By Carine du Pisanie, PR Executive: Y&R South Africa
The term ‘busylepsy’ is now an actual thing.
Corporate philosopher, Naseem Javed, articulates this affliction as a ‘self-inflicted state where one desperately craves overloading oneself with unnecessary processes that can lead to a state of numbness and incompetence’.
Everyone that works in the ad industry knows that our collective and universal state of frantic and chronic busyness is not always self-inflicted, but client-inflicted. And process-inflicted. But let’s be honest… we also crave the drama of an urgent deadline, an unwanted task, of an adrenaline-fuelled pitch effort with a ridiculous timeline.

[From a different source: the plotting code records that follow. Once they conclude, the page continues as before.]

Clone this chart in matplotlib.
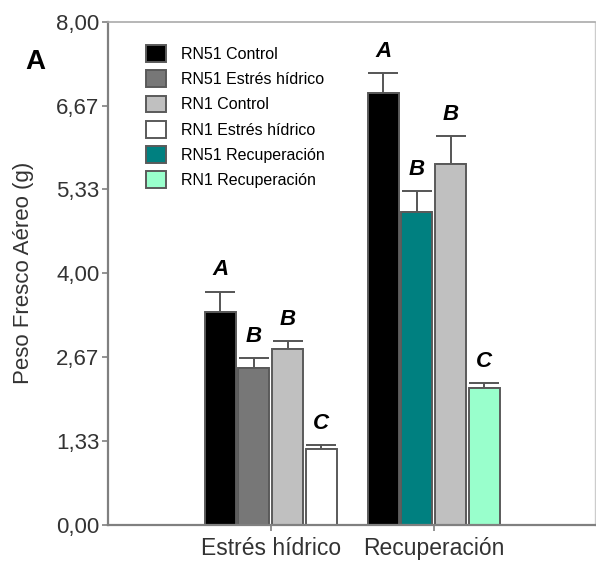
import numpy as np
import matplotlib.pyplot as plt
from matplotlib.patches import Patch

plt.rcParams['font.family'] = ['Liberation Sans', 'DejaVu Sans']

# Datos
grupos = ['Estrés hídrico', 'Recuperación']
series = ['RN51 Control', 'RN51 Estrés hídrico', 'RN1 Control', 'RN1 Estrés hídrico',
          'RN51 Recuperación', 'RN1 Recuperación']
colores_serie = ['#000000', '#777777', '#c0c0c0', '#ffffff', '#008080', '#99ffcc']

# valores por posición de barra dentro de cada grupo
valores_estres = [3.38, 2.49, 2.79, 1.21]
error_estres = [0.33, 0.17, 0.14, 0.06]
letras_estres = ['A', 'B', 'B', 'C']
colores_estres = ['#000000', '#777777', '#c0c0c0', '#ffffff']

valores_recup = [6.87, 4.97, 5.74, 2.18]
error_recup = [0.32, 0.34, 0.44, 0.07]
letras_recup = ['A', 'B', 'B', 'C']
colores_recup = ['#000000', '#008080', '#c0c0c0', '#99ffcc']

yticks = [0, 8/6, 16/6, 4, 32/6, 40/6, 8]
ytick_labels = ['0,00', '1,33', '2,67', '4,00', '5,33', '6,67', '8,00']

fig = plt.figure(figsize=(5.96, 5.63), dpi=100)
ax = fig.add_axes([0.181, 0.0675, 0.817, 0.894])

offsets = np.array([-0.31, -0.105, 0.105, 0.31])
ancho = 0.19
borde = '#5a5a5a'

datos = [(valores_estres, error_estres, letras_estres, colores_estres),
         (valores_recup, error_recup, letras_recup, colores_recup)]

for i, (vals, errs, letras, cols) in enumerate(datos):
    xs = i + offsets
    ax.bar(xs, vals, width=ancho, color=cols, edgecolor=borde, linewidth=1.4, zorder=2)
    ax.errorbar(xs, vals, yerr=[np.zeros(4), errs], fmt='none', ecolor='#555555',
                elinewidth=1.4, capsize=11, capthick=1.4, zorder=1)
    for x, v, e, l in zip(xs, vals, errs, letras):
        ax.annotate(l, (x, v + e), xytext=(0, 8), textcoords='offset points',
                    ha='center', va='bottom', fontsize=16, fontweight='bold',
                    fontstyle='italic')

ax.set_xlim(-1.0, 1.988)
ax.set_ylim(0, 8)
ax.set_xticks([0, 1])
ax.set_xticklabels(grupos, fontsize=16.5)
ax.set_yticks(yticks)
ax.set_yticklabels(ytick_labels, fontsize=16, color='#333333')
ax.tick_params(axis='both', direction='out', length=4, color='#808080', width=1.2)
ax.tick_params(axis='x', pad=5)
ax.tick_params(axis='y', pad=2)
for t in ax.get_xticklabels():
    t.set_color('#333333')

for lado in ['left', 'bottom']:
    ax.spines[lado].set_color('#808080')
    ax.spines[lado].set_linewidth(1.6)
ax.spines['top'].set_color('#aaaaaa')
ax.spines['top'].set_linewidth(1.2)
ax.spines['right'].set_color('#cccccc')
ax.spines['right'].set_linewidth(1.0)

ax.set_ylabel('Peso Fresco Aéreo (g)', fontsize=16, color='#333333', labelpad=16)

handles = [Patch(facecolor=c, edgecolor=borde, linewidth=1.4) for c in colores_serie]
ax.legend(handles, series, loc='upper left', bbox_to_anchor=(0.066, 0.966),
          frameon=False, fontsize=11.5, handlelength=1.25, handleheight=1.25,
          labelspacing=0.52, handletextpad=0.9, borderaxespad=0)

fig.text(0.06, 0.89, 'A', fontsize=20, fontweight='bold', ha='center', va='center')

fig.savefig('out.png', dpi=100)
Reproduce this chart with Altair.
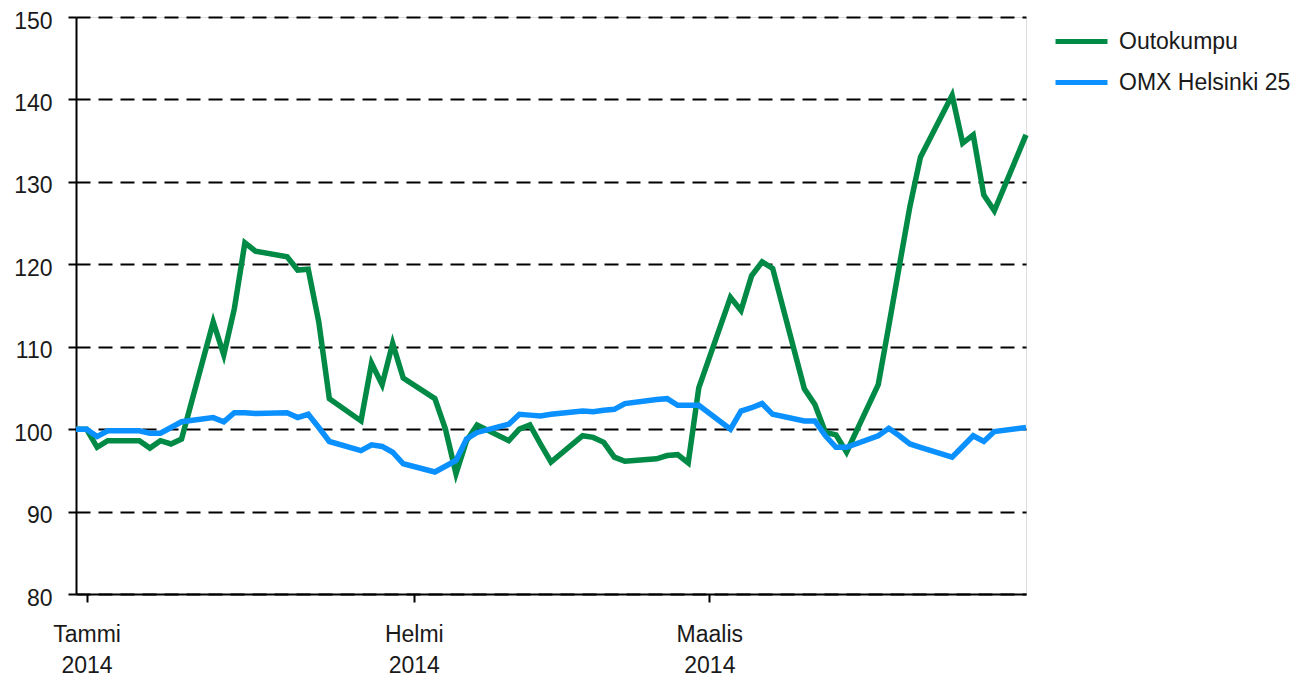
import altair as alt
import pandas as pd

dates = [
    "2013-12-31", "2014-01-01", "2014-01-02", "2014-01-03", "2014-01-06", "2014-01-07",
    "2014-01-08", "2014-01-09", "2014-01-10", "2014-01-13", "2014-01-14", "2014-01-15",
    "2014-01-16", "2014-01-17", "2014-01-20", "2014-01-21", "2014-01-22", "2014-01-23",
    "2014-01-24", "2014-01-27", "2014-01-28", "2014-01-29", "2014-01-30", "2014-01-31",
    "2014-02-03", "2014-02-04", "2014-02-05", "2014-02-06", "2014-02-07", "2014-02-10",
    "2014-02-11", "2014-02-12", "2014-02-13", "2014-02-14", "2014-02-17", "2014-02-18",
    "2014-02-19", "2014-02-20", "2014-02-21", "2014-02-24", "2014-02-25", "2014-02-26",
    "2014-02-27", "2014-02-28", "2014-03-03", "2014-03-04", "2014-03-05", "2014-03-06",
    "2014-03-07", "2014-03-10", "2014-03-11", "2014-03-12", "2014-03-13", "2014-03-14",
    "2014-03-17", "2014-03-18", "2014-03-19", "2014-03-20", "2014-03-21", "2014-03-24",
    "2014-03-25", "2014-03-26", "2014-03-27", "2014-03-28", "2014-03-31",
]

outokumpu = [
    100.0, 100.0, 97.8, 98.6, 98.6, 97.7,
    98.6, 98.2, 98.8, 113.0, 109.0, 114.6,
    122.6, 121.6, 120.9, 119.3, 119.4, 113.0,
    103.7, 101.0, 108.0, 105.4, 110.4, 106.2,
    103.7, 100.0, 94.6, 98.6, 100.5, 98.6,
    100.0, 100.5, 98.2, 96.0, 99.2, 99.0,
    98.4, 96.6, 96.1, 96.4, 96.8, 96.9,
    95.9, 105.0, 116.0, 114.4, 118.6, 120.3,
    119.5, 104.9, 103.0, 99.6, 99.3, 97.2,
    105.4, 112.5, 119.8, 127.0, 133.0, 140.5,
    134.7, 135.7, 128.4, 126.5, 135.7,
]

omx_helsinki_25 = [
    100.0, 100.0, 99.1, 99.8, 99.8, 99.5,
    99.5, 100.2, 100.9, 101.4, 100.9, 102.0,
    102.0, 101.9, 102.0, 101.4, 101.8, 100.2,
    98.5, 97.4, 98.1, 97.9, 97.2, 95.8,
    94.8, 95.5, 96.2, 98.8, 99.6, 100.6,
    101.8, 101.7, 101.6, 101.8, 102.2, 102.1,
    102.3, 102.4, 103.1, 103.6, 103.7, 102.9,
    102.9, 102.9, 100.0, 102.2, 102.6, 103.1,
    101.8, 101.0, 101.0, 99.2, 97.8, 97.8,
    99.2, 100.1, 99.2, 98.2, 97.8, 96.6,
    97.9, 99.2, 98.5, 99.7, 100.2,
]

series_names = ["Outokumpu", "OMX Helsinki 25"]
series_colors = ["#008a45", "#0a90ff"]
month_names = ["Tammi", "Helmi", "Maalis", "Huhti", "Touko", "Kesä",
               "Heinä", "Elo", "Syys", "Loka", "Marras", "Joulu"]
y_ticks = [80, 90, 100, 110, 120, 130, 140, 150]

rows = []
for d, a, b in zip(dates, outokumpu, omx_helsinki_25):
    rows.append({"date": d + "T00:00:00", "series": series_names[0], "value": a})
    rows.append({"date": d + "T00:00:00", "series": series_names[1], "value": b})
df = pd.DataFrame(rows)

FONT = "Liberation Sans"
month_js = "[" + ",".join("'" + m + "'" for m in month_names) + "]"

x_enc = alt.X(
    "date:T",
    scale=alt.Scale(
        domain=[alt.DateTime(year=2013, month=12, date=31),
                alt.DateTime(year=2014, month=3, date=31)],
        nice=False,
    ),
    axis=alt.Axis(
        values=[alt.DateTime(year=2014, month=1, date=1),
                alt.DateTime(year=2014, month=2, date=1),
                alt.DateTime(year=2014, month=3, date=1)],
        labelExpr="[" + month_js + "[month(datum.value)], timeFormat(datum.value, '%Y')]",
        title=None,
        grid=False,
        domainColor="black",
        domainWidth=2,
        tickColor="black",
        tickWidth=2,
        tickSize=8,
        labelPadding=21,
        labelBaseline="top",
        labelLineHeight=31,
        labelFont=FONT,
        labelFontSize=23,
        labelColor="#1a1a1a",
        labelAlign="center",
    ),
)

y_enc = alt.Y(
    "value:Q",
    scale=alt.Scale(domain=[80, 150], nice=False, zero=False),
    axis=alt.Axis(
        values=y_ticks,
        title=None,
        grid=True,
        gridColor="black",
        gridWidth=2,
        gridDash=[14, 8],
        domainColor="black",
        domainWidth=2,
        tickColor="black",
        tickWidth=2,
        tickSize=8,
        labelPadding=16,
        labelOffset=4,
        labelFont=FONT,
        labelFontSize=23,
        labelColor="#1a1a1a",
    ),
)

color_enc = alt.Color(
    "series:N",
    scale=alt.Scale(domain=series_names, range=series_colors),
    legend=alt.Legend(
        title=None,
        orient="none",
        legendX=977,
        legendY=-4,
        symbolType="stroke",
        symbolSize=2700,
        symbolStrokeWidth=5,
        labelFont=FONT,
        labelFontSize=23,
        labelColor="#1a1a1a",
        labelLimit=0,
        rowPadding=-2,
        labelOffset=9,
    ),
)

base = alt.Chart(df).encode(x=x_enc, y=y_enc, color=color_enc)

green = base.transform_filter(alt.datum.series == series_names[0]).mark_line(strokeWidth=5.5)
blue = base.transform_filter(alt.datum.series == series_names[1]).mark_line(strokeWidth=5.5)

chart = (
    alt.layer(green, blue)
    .properties(
        width=950,
        height=577,
        autosize=alt.AutoSizeParams(type="none"),
        padding={"left": 68, "top": 9, "right": 277, "bottom": 82},
    )
    .configure_view(stroke=None)
    .configure(background="white")
)

chart.save("out.html", embed_options={"renderer": "svg", "actions": False})
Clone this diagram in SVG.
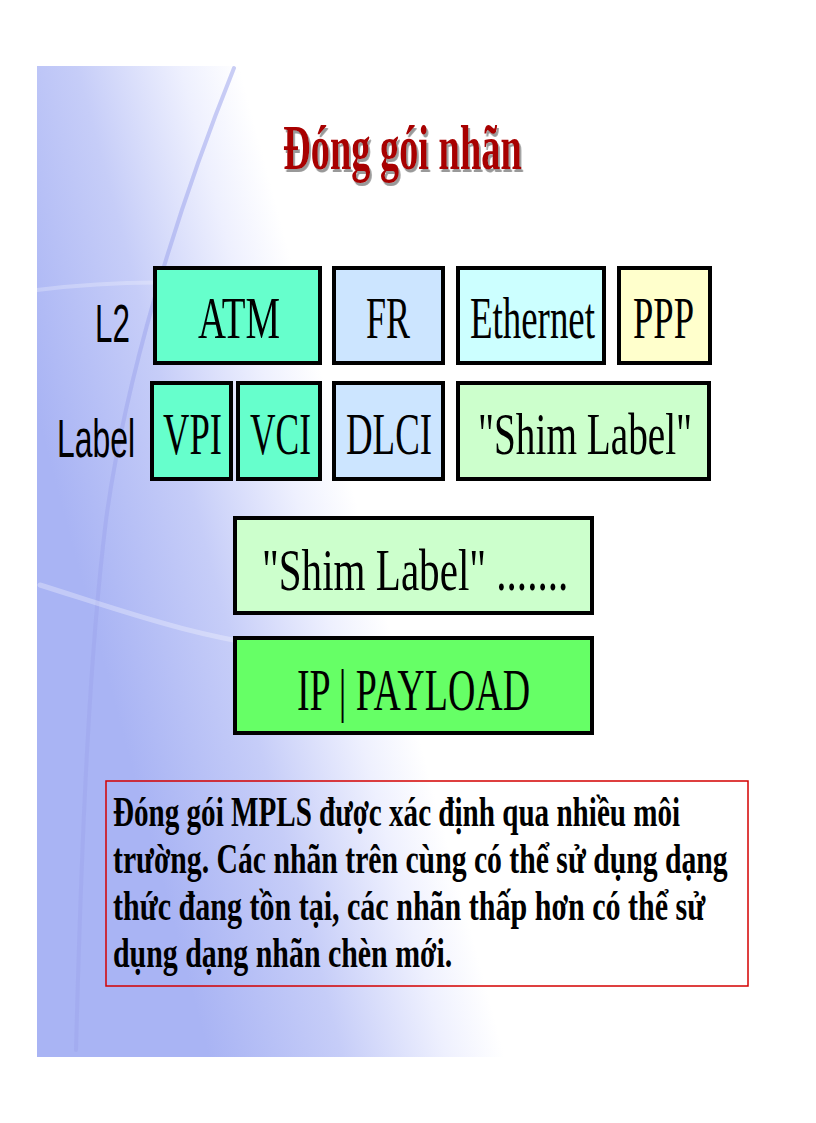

It validates us; makes us feel worthy of our client’s business when we turn it around – often at the last minute.
The prognosis of Always-Busy-Syndrome (ABS) is not necessarily as dramatic as a state of numbness, as per Javed’s writings on ‘busylepsy’. It can manifest in the form of the misreading of a brief, a job not saved in the correct folder, a deadline barely missed. And when left to escalate, it can eventually lead to that always-tired feeling that can rob one of the joy of the craft of advertising.
If ABS is what you need to flourish, then good for you. But let us not lose each other and ourselves in the hecticness of it all. Let’s never be too busy to offer advice or a kind, supporting word, and let’s keep each other accountable for maintaining an acceptable work / life balance.
We have to breathe, we have to take stock. Banish the perception that slowing down is admitting defeat and showing weakness. Ask yourself how your frantic vibe is affecting others around you and still give what you can of yourself without simply saying NO to anyone that needs you – personally and professionally. And above all, never mistake hecticness for progress.
My Simple Truth today: ABS is BS. Ultimately, it is all about balance.
And if you catch me running in the corridor, laptop in hand… please remind me of my own words.